Now let $a_{1}\in X_{1}$ and $a_{2}\in X_{2}$. Define $\iota_{a_{1}}:X_{2}\rightarrow X$ and $\iota_{a_{2}}:X_{1}\rightarrow X$ by $\iota_{a_{2}}(x_{1})=(x_{1},a_{2})$ and $\iota_{a_{1}}(x_{2})=(a_{1},x_{2})$. We can verify that $\iota_{a_{1}}$ is $\mathcal{F}_{2}/\mathcal{F}$-measurable and $\iota_{a_{2}}$ is $\mathcal{F}_{1}/\mathcal{F}$-measurable. For example, note that $\pi_{1}\circ\iota_{a_{2}}(x_{1})=x_{1}$, i.e., $\pi_{1}\circ\iota_{a_{2}}=id_{X_{1}}$, the identity map on $X_{1}$, which is clearly $\mathcal{F}_{1}/\mathcal{F}_{1}$-measurable. $\pi_{2}\circ\iota_{a_{2}}:X_{1}\rightarrow X_{2}$ is the constant map $x_{1}\mapsto a_{2}$, which is also $\mathcal{F}_{1}/\mathcal{F}_{2}$-measurable. By the universial property of product $\sigma$-algebra, it follows that $\iota_{a_{2}}:X_{1}\rightarrow X$ is $\mathcal{F}_{1}/\mathcal{F}$-measurable. Similarly, $\iota_{a_{1}}:X_{2}\rightarrow X$ is $\mathcal{F}_{2}/\mathcal{F}$-measurable.

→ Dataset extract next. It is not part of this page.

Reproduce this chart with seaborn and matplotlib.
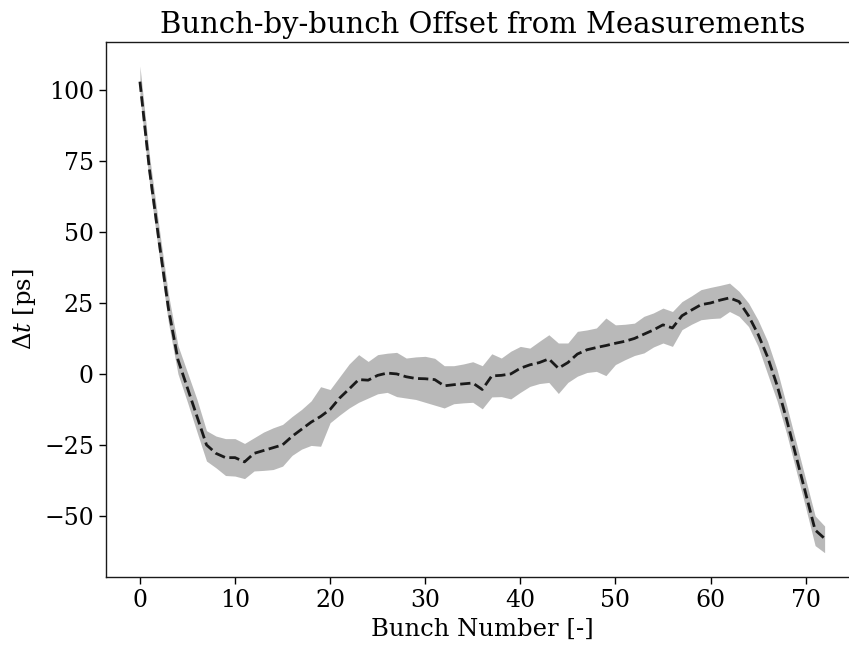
import numpy as np
import pandas as pd
import matplotlib
matplotlib.use("Agg")
import matplotlib.pyplot as plt
import seaborn as sns

bunch = list(range(73))
mean_offset = [103, 72, 47, 23, 5, -5, -15, -25, -28, -29.5,
               -29.5, -31, -28, -27, -26, -25, -22, -19.5, -17, -15,
               -12.5, -8.5, -5.3, -2.0, -2.2, -0.5, 0.3, 0.0, -1.0, -1.6,
               -1.7, -2.0, -4.2, -3.8, -3.5, -3.2, -5.5, -0.7, -0.5, 0.0,
               2.0, 3.2, 4.0, 5.3, 2.0, 4.0, 7.0, 8.5, 9.3, 10.0,
               10.8, 11.5, 12.5, 14.0, 15.5, 17.3, 16.2, 20.5, 22.5, 24.4,
               25.0, 26.0, 26.8, 25.5, 20.5, 14, 6, -4, -16, -29,
               -42, -55, -58]
upper_offset = [108.5, 77, 52, 28, 10, 0.5, -9, -20, -21.9, -22.8,
                -22.8, -24.5, -22.5, -20.5, -19, -17.8, -15, -12.5, -9.5, -4.5,
                -5.5, -1, 3.5, 6.8, 4.4, 6.8, 7.3, 7.6, 5.6, 6.0,
                6.2, 5.5, 2.9, 2.9, 3.5, 4.3, 2.9, 7.1, 5.6, 8.0,
                9.7, 9.1, 11.5, 13.8, 10.9, 10.9, 15.0, 15.5, 16.2, 19.7,
                17.3, 17.5, 17.9, 20.3, 21.5, 23.2, 22.0, 25.5, 27.5, 29.7,
                30.5, 31.2, 32.0, 29.1, 25, 19, 11.5, 1.5, -11, -24,
                -37, -50, -53.6]
lower_offset = [98, 67, 42, 18, 0, -10, -20.5, -30.7, -33.1, -35.8,
                -36.0, -36.9, -34.2, -34.0, -33.7, -32.5, -28.7, -26.5, -25.2, -25.5,
                -17.2, -14.5, -12, -10, -8.5, -7, -6.5, -8, -8.5, -9,
                -10, -11, -12, -10.5, -10.2, -10, -12.3, -8.1, -8.0, -8.8,
                -6.5, -4.4, -3.4, -3.0, -6.9, -3, -0.8, 0.5, 0.9, -0.6,
                3.3, 5, 6.5, 7.4, 9.5, 10.9, 9.7, 15.6, 17.5, 19.1,
                19.5, 19.7, 22.0, 20.3, 16.7, 9.7, 0, -9.5, -21, -34,
                -47, -60.5, -63]

df = pd.DataFrame({"bunch": bunch, "mean": mean_offset,
                   "upper": upper_offset, "lower": lower_offset})

sns.set_theme(style="ticks")
plt.rcParams["font.family"] = ["DejaVu Serif"]
plt.rcParams["mathtext.fontset"] = "dejavuserif"
for key in ["text.color", "axes.labelcolor", "xtick.color", "ytick.color",
            "axes.edgecolor"]:
    plt.rcParams[key] = "black"

fig = plt.figure(figsize=(8.49, 6.52), dpi=100)
ax = fig.add_axes([0.1245, 0.115, 0.8871, 0.8210])

ax.fill_between(df["bunch"], df["lower"], df["upper"], color="k", alpha=0.3,
                linewidth=0)
sns.lineplot(data=df, x="bunch", y="mean", ax=ax, color="k", linestyle="--",
             linewidth=2)

ax.set_title("Bunch-by-bunch Offset from Measurements", fontsize=21, color="black")
ax.set_xlabel("Bunch Number [-]", fontsize=17.5, color="black")
ax.set_ylabel(r"$\Delta t$ [ps]", fontsize=17.5, color="black")
ax.tick_params(labelsize=17, length=5, width=1, direction="out", colors="black")
ax.set_yticks([-50, -25, 0, 25, 50, 75, 100])
ax.set_xticks([0, 10, 20, 30, 40, 50, 60, 70])
for s in ax.spines.values():
    s.set_color("k")
    s.set_linewidth(1)
    s.set_visible(True)
ax.margins(x=0.05, y=0.05)

fig.savefig("out.png", dpi=100)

If $A\in\mathcal{F},$ then $\iota_{a_{1}}^{-1}(A)\in\mathcal{F}_{2}$ and $\iota_{a_{2}}^{-1}(A)\in\mathcal{F}_{1}$. However, by writing out $\iota_{a_{1}}^{-1}(A)$, we have $\iota_{a_{1}}^{-1}(A)=\{x_{2}\mid(a_{1},x_2)\in A\}$. Similarly, $\iota_{a_{2}}^{-1}(A)=\{x_{1}\mid(x_{1},a_{2})\in A\}$.

We are now ready to prove the converse $\Leftarrow:$ Suppose that $A\in\mathcal{F}\otimes\mathcal{B}$. Let $t>0$ be arbitrary. Define $\iota_{t}:\Omega\rightarrow\Omega\times\mathbb{R}$ by $\iota_{t}(\omega)=(\omega,t)$. By the above discussion, $\iota_{t}^{-1}(A)\in\mathcal{F}$. But \begin{eqnarray*} \iota_{t}^{-1}(A) & = & \{\omega\mid(\omega,t)\in A\}\\ & = & \{\omega\mid0<t<f(\omega)\}\\ & = & f^{-1}\left((t,\infty]\right). \end{eqnarray*} Moreover, $f^{-1}\left((0,\infty]\right)=\bigcup_{n=1}^{\infty}f^{-1}\left((\frac{1}{n},\infty]\right)\in\mathcal{F}$. Finally, if $t<0$, we have $f^{-1}\left((t,\infty]\right)=\Omega\in\mathcal{B}$ because $f$ is non-negative.